One will be higher and one will be lower (perhaps they're both the same). Check the product data sheets to be sure of the values. Personally, I wouldn't bother with a 10w-30 in synthetic, particularly a HM synthetic.
Mobil 1 5w-30 HM and 10w-30 HM have different approvals. The 5w-30 is ACEA A1/B1 and A5/B5 and 3.3 HTHS, and the 10w-30 is A3/B3 and 3.5 HTHS. I bought some of the 10w-30 when we had a Saab 9-5 which wanted A3/B3. The Saab is gone, but I still have some of the oil.
HTHS viscosity is best thought of as how thick an oil is in the bearings of an operating engine. The HTHSV spec' is given at 150C but it's usefulness applies at normal operating temp's when comparing different oil viscosities.

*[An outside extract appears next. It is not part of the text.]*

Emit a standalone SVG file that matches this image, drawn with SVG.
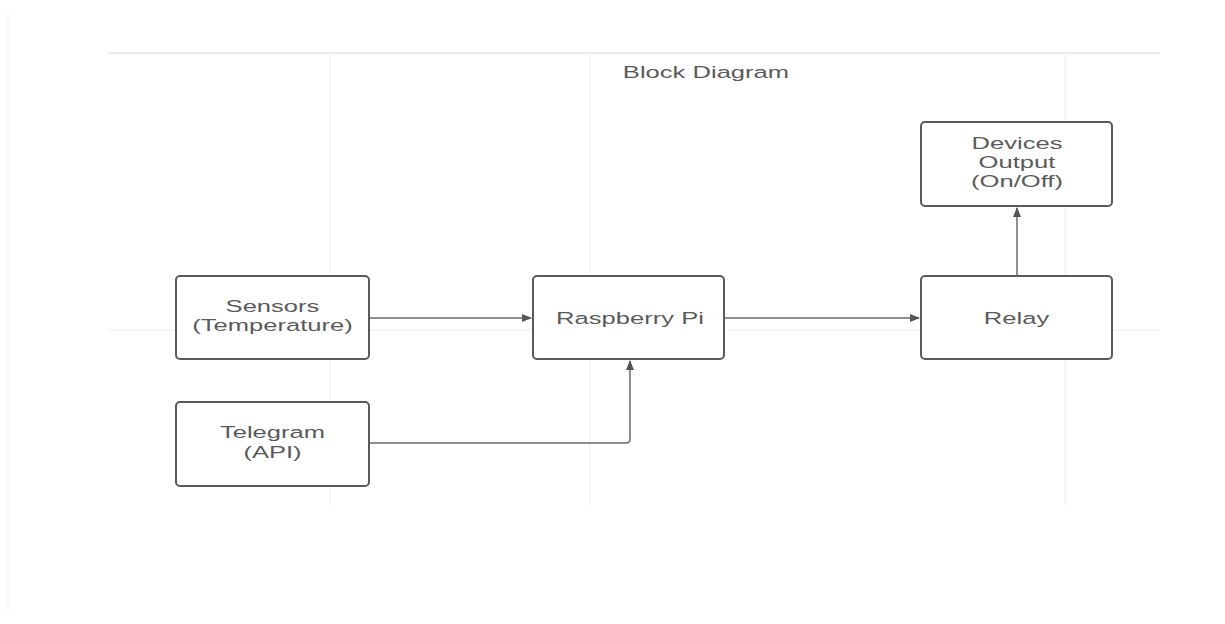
<svg xmlns="http://www.w3.org/2000/svg" width="1225" height="624" viewBox="0 0 1225 624">
<style>
.bg{stroke:#f3f3f3;stroke-width:1.5;fill:none}
.box{fill:#ffffff;stroke:#5a5a5a;stroke-width:2}
.lbl{font-family:"Liberation Sans",Arial,sans-serif;font-size:16.5px;fill:#5a5a5a;text-anchor:middle}
.ln{stroke:#6a6a6a;stroke-width:1.5;fill:none}
</style>
<defs>
<marker id="ah" markerWidth="10" markerHeight="10" refX="9" refY="5" orient="auto" markerUnits="userSpaceOnUse">
<path d="M0,1 L10,5 L0,9 Z" fill="#555"/>
</marker>
</defs>
<rect width="1225" height="624" fill="#ffffff"/>
<g id="background">
<line class="bg" x1="107" y1="53" x2="1160" y2="53" style="stroke:#e6e6e6"/>
<line class="bg" x1="330" y1="53" x2="330" y2="505"/>
<line class="bg" x1="590" y1="53" x2="590" y2="505"/>
<line class="bg" x1="1065" y1="53" x2="1065" y2="505"/>
<line class="bg" x1="107" y1="330" x2="1160" y2="330"/>
<line class="bg" x1="8" y1="15" x2="8" y2="610"/>
</g>
<text class="lbl" transform="matrix(1.55 0 0 1 706 78)">Block Diagram</text>
<g id="connectors">
<line class="ln" x1="369" y1="318" x2="531" y2="318" marker-end="url(#ah)"/>
<line class="ln" x1="724" y1="318" x2="919" y2="318" marker-end="url(#ah)"/>
<path class="ln" d="M369,443 H626 Q630,443 630,439 V361" marker-end="url(#ah)"/>
<line class="ln" x1="1017" y1="276" x2="1017" y2="208" marker-end="url(#ah)"/>
</g>
<g id="sensors">
<rect class="box" x="176" y="276" width="193" height="83" rx="4"/>
<text class="lbl" transform="matrix(1.55 0 0 1 272.5 312)">Sensors</text>
<text class="lbl" transform="matrix(1.55 0 0 1 272.5 331)">(Temperature)</text>
</g>
<g id="telegram">
<rect class="box" x="176" y="402" width="193" height="84" rx="4"/>
<text class="lbl" transform="matrix(1.55 0 0 1 272.5 438)">Telegram</text>
<text class="lbl" transform="matrix(1.55 0 0 1 272.5 458)">(API)</text>
</g>
<g id="raspberry">
<rect class="box" x="533" y="276" width="191" height="83" rx="4"/>
<text class="lbl" transform="matrix(1.55 0 0 1 630 324)">Raspberry Pi</text>
</g>
<g id="relay">
<rect class="box" x="921" y="276" width="191" height="83" rx="4"/>
<text class="lbl" transform="matrix(1.55 0 0 1 1016.5 324)">Relay</text>
</g>
<g id="devices">
<rect class="box" x="921" y="122" width="191" height="84" rx="4"/>
<text class="lbl" transform="matrix(1.55 0 0 1 1017 149)">Devices</text>
<text class="lbl" transform="matrix(1.55 0 0 1 1017 168)">Output</text>
<text class="lbl" transform="matrix(1.55 0 0 1 1017 187)">(On/Off)</text>
</g>
</svg>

All engines require a minimum HTHSV under maximum load which typically is in the 2.6cP-3.5cP range but that doesn't mean you need to run a oil with that rating if you're not seeing high oil temp's, which is a common misconception.
A typical 0W/5W-20 oil has a HTHSV rating of 2.6cP but it's HTHSV at 100C will be in the 5-6cP range. That's why engines spec'd for 30, 40, 50 or even 60 grade oil will run very well on a 2.6cP HTHSV 20 grade if the maximum oil temp's are sufficiently contained.
So as has been pointed out, an oil with a higher HTHSV rating is not better, it's just a heavier oil. If you want to know what the best HTHSV is for your engine and most importantly the way you operate it, that will take some info gathering including max' oil temp's and minimum oil pressure.
Or if you're not into that (any very few on this forum are) just run the lightest oil (lowest HTHSV rating) recommended by the engine manufacturer. They have already figured out how heavy an oil is necessary including the most extreme use at maximum oil temp's.